Aim →
Go through the data below and copy it exactly, skipping every picture.

Stored data →
--- begin ---
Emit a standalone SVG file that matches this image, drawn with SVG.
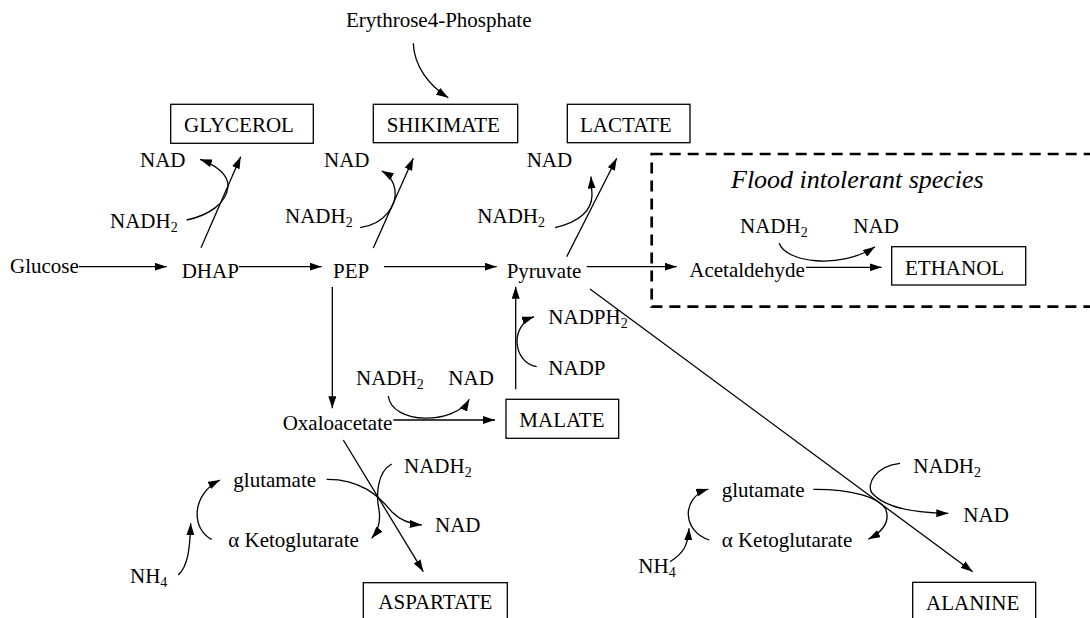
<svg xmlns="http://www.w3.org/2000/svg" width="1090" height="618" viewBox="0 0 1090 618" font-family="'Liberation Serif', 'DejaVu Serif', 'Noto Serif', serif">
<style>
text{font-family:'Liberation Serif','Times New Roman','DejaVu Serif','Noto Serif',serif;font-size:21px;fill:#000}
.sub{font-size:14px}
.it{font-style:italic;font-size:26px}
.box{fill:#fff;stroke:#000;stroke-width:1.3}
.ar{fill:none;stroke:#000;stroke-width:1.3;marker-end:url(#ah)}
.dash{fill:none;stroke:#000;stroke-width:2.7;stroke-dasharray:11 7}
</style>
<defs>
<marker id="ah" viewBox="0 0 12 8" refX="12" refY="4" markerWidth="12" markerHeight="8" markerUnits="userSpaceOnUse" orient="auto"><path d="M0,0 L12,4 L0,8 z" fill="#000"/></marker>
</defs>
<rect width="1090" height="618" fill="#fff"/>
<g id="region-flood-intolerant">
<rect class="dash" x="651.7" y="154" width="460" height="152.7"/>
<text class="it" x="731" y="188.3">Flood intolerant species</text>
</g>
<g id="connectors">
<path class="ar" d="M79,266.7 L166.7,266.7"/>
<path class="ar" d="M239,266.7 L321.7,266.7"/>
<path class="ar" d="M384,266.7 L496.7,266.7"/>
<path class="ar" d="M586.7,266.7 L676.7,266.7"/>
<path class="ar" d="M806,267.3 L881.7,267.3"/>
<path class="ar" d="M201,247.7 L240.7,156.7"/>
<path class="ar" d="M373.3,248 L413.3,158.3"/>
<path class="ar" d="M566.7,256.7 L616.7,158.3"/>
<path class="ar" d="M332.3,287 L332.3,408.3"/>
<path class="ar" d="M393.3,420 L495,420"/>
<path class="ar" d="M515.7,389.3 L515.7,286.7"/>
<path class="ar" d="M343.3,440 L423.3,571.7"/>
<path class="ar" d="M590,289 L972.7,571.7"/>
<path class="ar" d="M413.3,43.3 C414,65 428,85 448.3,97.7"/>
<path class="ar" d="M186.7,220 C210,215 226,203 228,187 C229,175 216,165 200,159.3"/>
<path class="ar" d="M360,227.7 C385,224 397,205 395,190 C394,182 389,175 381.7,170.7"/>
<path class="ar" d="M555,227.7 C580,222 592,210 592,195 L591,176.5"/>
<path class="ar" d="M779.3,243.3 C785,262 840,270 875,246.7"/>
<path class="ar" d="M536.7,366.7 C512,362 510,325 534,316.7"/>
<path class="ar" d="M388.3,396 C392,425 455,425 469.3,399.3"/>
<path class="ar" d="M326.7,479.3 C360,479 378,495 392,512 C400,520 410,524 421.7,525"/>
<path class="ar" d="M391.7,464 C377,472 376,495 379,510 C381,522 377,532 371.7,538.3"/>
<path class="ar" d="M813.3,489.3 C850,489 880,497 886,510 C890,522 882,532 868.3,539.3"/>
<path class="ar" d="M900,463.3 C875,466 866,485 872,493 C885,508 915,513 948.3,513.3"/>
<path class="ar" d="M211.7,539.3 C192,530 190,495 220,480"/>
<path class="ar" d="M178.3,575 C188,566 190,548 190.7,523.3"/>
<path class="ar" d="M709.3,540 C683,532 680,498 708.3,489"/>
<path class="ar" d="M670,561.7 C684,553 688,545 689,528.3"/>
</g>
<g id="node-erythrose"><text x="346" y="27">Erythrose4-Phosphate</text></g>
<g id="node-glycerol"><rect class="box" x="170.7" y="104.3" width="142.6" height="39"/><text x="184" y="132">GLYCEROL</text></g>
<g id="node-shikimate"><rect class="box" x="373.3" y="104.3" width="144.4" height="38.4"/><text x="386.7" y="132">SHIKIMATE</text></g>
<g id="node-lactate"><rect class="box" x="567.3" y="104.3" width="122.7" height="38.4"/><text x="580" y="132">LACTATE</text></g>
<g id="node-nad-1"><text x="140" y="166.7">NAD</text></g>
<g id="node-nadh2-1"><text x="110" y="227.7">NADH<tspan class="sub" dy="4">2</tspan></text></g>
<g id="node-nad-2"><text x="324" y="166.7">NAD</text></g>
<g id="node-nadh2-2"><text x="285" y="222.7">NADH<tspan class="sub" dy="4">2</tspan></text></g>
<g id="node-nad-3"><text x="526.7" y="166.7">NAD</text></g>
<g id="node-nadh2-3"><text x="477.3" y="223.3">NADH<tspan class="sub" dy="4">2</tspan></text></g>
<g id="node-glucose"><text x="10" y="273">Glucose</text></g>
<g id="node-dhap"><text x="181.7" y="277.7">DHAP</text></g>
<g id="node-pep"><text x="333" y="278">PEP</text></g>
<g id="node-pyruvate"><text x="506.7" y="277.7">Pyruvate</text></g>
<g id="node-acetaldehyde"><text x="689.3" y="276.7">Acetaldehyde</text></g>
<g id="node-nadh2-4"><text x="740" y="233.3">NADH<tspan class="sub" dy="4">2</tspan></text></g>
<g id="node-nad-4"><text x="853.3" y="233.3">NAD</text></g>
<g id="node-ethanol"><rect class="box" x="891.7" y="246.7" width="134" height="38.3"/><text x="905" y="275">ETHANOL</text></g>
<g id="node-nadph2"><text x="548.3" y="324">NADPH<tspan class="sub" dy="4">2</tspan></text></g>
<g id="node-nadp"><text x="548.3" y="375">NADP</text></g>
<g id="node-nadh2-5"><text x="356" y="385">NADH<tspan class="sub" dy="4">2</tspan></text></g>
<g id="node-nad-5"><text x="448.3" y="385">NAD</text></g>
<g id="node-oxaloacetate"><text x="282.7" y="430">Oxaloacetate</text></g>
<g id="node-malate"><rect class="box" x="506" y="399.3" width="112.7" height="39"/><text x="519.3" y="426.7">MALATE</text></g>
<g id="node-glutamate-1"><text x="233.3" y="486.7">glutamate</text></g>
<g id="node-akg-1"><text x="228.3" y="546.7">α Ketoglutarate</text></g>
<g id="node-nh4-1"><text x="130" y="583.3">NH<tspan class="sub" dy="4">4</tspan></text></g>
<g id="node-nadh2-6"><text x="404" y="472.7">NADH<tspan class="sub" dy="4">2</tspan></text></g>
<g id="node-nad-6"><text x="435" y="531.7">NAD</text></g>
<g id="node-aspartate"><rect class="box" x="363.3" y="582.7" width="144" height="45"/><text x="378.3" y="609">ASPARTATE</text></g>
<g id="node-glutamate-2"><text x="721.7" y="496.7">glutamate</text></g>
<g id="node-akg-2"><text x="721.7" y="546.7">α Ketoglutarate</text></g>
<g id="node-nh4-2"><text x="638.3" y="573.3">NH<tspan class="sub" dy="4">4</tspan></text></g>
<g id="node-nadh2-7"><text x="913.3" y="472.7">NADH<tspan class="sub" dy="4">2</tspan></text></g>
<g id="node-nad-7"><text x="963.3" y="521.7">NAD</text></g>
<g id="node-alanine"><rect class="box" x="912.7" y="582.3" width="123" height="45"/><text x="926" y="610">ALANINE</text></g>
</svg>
--- end ---
The solution →
Emit a standalone SVG file that matches this image, drawn with SVG.
<svg xmlns="http://www.w3.org/2000/svg" width="1090" height="618" viewBox="0 0 1090 618" font-family="'Liberation Serif', 'DejaVu Serif', 'Noto Serif', serif">
<style>
text{font-family:'Liberation Serif','Times New Roman','DejaVu Serif','Noto Serif',serif;font-size:21px;fill:#000}
.sub{font-size:14px}
.it{font-style:italic;font-size:26px}
.box{fill:#fff;stroke:#000;stroke-width:1.3}
.ar{fill:none;stroke:#000;stroke-width:1.3;marker-end:url(#ah)}
.dash{fill:none;stroke:#000;stroke-width:2.7;stroke-dasharray:11 7}
</style>
<defs>
<marker id="ah" viewBox="0 0 12 8" refX="12" refY="4" markerWidth="12" markerHeight="8" markerUnits="userSpaceOnUse" orient="auto"><path d="M0,0 L12,4 L0,8 z" fill="#000"/></marker>
</defs>
<rect width="1090" height="618" fill="#fff"/>
<g id="region-flood-intolerant">
<rect class="dash" x="651.7" y="154" width="460" height="152.7"/>
<text class="it" x="731" y="188.3">Flood intolerant species</text>
</g>
<g id="connectors">
<path class="ar" d="M79,266.7 L166.7,266.7"/>
<path class="ar" d="M239,266.7 L321.7,266.7"/>
<path class="ar" d="M384,266.7 L496.7,266.7"/>
<path class="ar" d="M586.7,266.7 L676.7,266.7"/>
<path class="ar" d="M806,267.3 L881.7,267.3"/>
<path class="ar" d="M201,247.7 L240.7,156.7"/>
<path class="ar" d="M373.3,248 L413.3,158.3"/>
<path class="ar" d="M566.7,256.7 L616.7,158.3"/>
<path class="ar" d="M332.3,287 L332.3,408.3"/>
<path class="ar" d="M393.3,420 L495,420"/>
<path class="ar" d="M515.7,389.3 L515.7,286.7"/>
<path class="ar" d="M343.3,440 L423.3,571.7"/>
<path class="ar" d="M590,289 L972.7,571.7"/>
<path class="ar" d="M413.3,43.3 C414,65 428,85 448.3,97.7"/>
<path class="ar" d="M186.7,220 C210,215 226,203 228,187 C229,175 216,165 200,159.3"/>
<path class="ar" d="M360,227.7 C385,224 397,205 395,190 C394,182 389,175 381.7,170.7"/>
<path class="ar" d="M555,227.7 C580,222 592,210 592,195 L591,176.5"/>
<path class="ar" d="M779.3,243.3 C785,262 840,270 875,246.7"/>
<path class="ar" d="M536.7,366.7 C512,362 510,325 534,316.7"/>
<path class="ar" d="M388.3,396 C392,425 455,425 469.3,399.3"/>
<path class="ar" d="M326.7,479.3 C360,479 378,495 392,512 C400,520 410,524 421.7,525"/>
<path class="ar" d="M391.7,464 C377,472 376,495 379,510 C381,522 377,532 371.7,538.3"/>
<path class="ar" d="M813.3,489.3 C850,489 880,497 886,510 C890,522 882,532 868.3,539.3"/>
<path class="ar" d="M900,463.3 C875,466 866,485 872,493 C885,508 915,513 948.3,513.3"/>
<path class="ar" d="M211.7,539.3 C192,530 190,495 220,480"/>
<path class="ar" d="M178.3,575 C188,566 190,548 190.7,523.3"/>
<path class="ar" d="M709.3,540 C683,532 680,498 708.3,489"/>
<path class="ar" d="M670,561.7 C684,553 688,545 689,528.3"/>
</g>
<g id="node-erythrose"><text x="346" y="27">Erythrose4-Phosphate</text></g>
<g id="node-glycerol"><rect class="box" x="170.7" y="104.3" width="142.6" height="39"/><text x="184" y="132">GLYCEROL</text></g>
<g id="node-shikimate"><rect class="box" x="373.3" y="104.3" width="144.4" height="38.4"/><text x="386.7" y="132">SHIKIMATE</text></g>
<g id="node-lactate"><rect class="box" x="567.3" y="104.3" width="122.7" height="38.4"/><text x="580" y="132">LACTATE</text></g>
<g id="node-nad-1"><text x="140" y="166.7">NAD</text></g>
<g id="node-nadh2-1"><text x="110" y="227.7">NADH<tspan class="sub" dy="4">2</tspan></text></g>
<g id="node-nad-2"><text x="324" y="166.7">NAD</text></g>
<g id="node-nadh2-2"><text x="285" y="222.7">NADH<tspan class="sub" dy="4">2</tspan></text></g>
<g id="node-nad-3"><text x="526.7" y="166.7">NAD</text></g>
<g id="node-nadh2-3"><text x="477.3" y="223.3">NADH<tspan class="sub" dy="4">2</tspan></text></g>
<g id="node-glucose"><text x="10" y="273">Glucose</text></g>
<g id="node-dhap"><text x="181.7" y="277.7">DHAP</text></g>
<g id="node-pep"><text x="333" y="278">PEP</text></g>
<g id="node-pyruvate"><text x="506.7" y="277.7">Pyruvate</text></g>
<g id="node-acetaldehyde"><text x="689.3" y="276.7">Acetaldehyde</text></g>
<g id="node-nadh2-4"><text x="740" y="233.3">NADH<tspan class="sub" dy="4">2</tspan></text></g>
<g id="node-nad-4"><text x="853.3" y="233.3">NAD</text></g>
<g id="node-ethanol"><rect class="box" x="891.7" y="246.7" width="134" height="38.3"/><text x="905" y="275">ETHANOL</text></g>
<g id="node-nadph2"><text x="548.3" y="324">NADPH<tspan class="sub" dy="4">2</tspan></text></g>
<g id="node-nadp"><text x="548.3" y="375">NADP</text></g>
<g id="node-nadh2-5"><text x="356" y="385">NADH<tspan class="sub" dy="4">2</tspan></text></g>
<g id="node-nad-5"><text x="448.3" y="385">NAD</text></g>
<g id="node-oxaloacetate"><text x="282.7" y="430">Oxaloacetate</text></g>
<g id="node-malate"><rect class="box" x="506" y="399.3" width="112.7" height="39"/><text x="519.3" y="426.7">MALATE</text></g>
<g id="node-glutamate-1"><text x="233.3" y="486.7">glutamate</text></g>
<g id="node-akg-1"><text x="228.3" y="546.7">α Ketoglutarate</text></g>
<g id="node-nh4-1"><text x="130" y="583.3">NH<tspan class="sub" dy="4">4</tspan></text></g>
<g id="node-nadh2-6"><text x="404" y="472.7">NADH<tspan class="sub" dy="4">2</tspan></text></g>
<g id="node-nad-6"><text x="435" y="531.7">NAD</text></g>
<g id="node-aspartate"><rect class="box" x="363.3" y="582.7" width="144" height="45"/><text x="378.3" y="609">ASPARTATE</text></g>
<g id="node-glutamate-2"><text x="721.7" y="496.7">glutamate</text></g>
<g id="node-akg-2"><text x="721.7" y="546.7">α Ketoglutarate</text></g>
<g id="node-nh4-2"><text x="638.3" y="573.3">NH<tspan class="sub" dy="4">4</tspan></text></g>
<g id="node-nadh2-7"><text x="913.3" y="472.7">NADH<tspan class="sub" dy="4">2</tspan></text></g>
<g id="node-nad-7"><text x="963.3" y="521.7">NAD</text></g>
<g id="node-alanine"><rect class="box" x="912.7" y="582.3" width="123" height="45"/><text x="926" y="610">ALANINE</text></g>
</svg>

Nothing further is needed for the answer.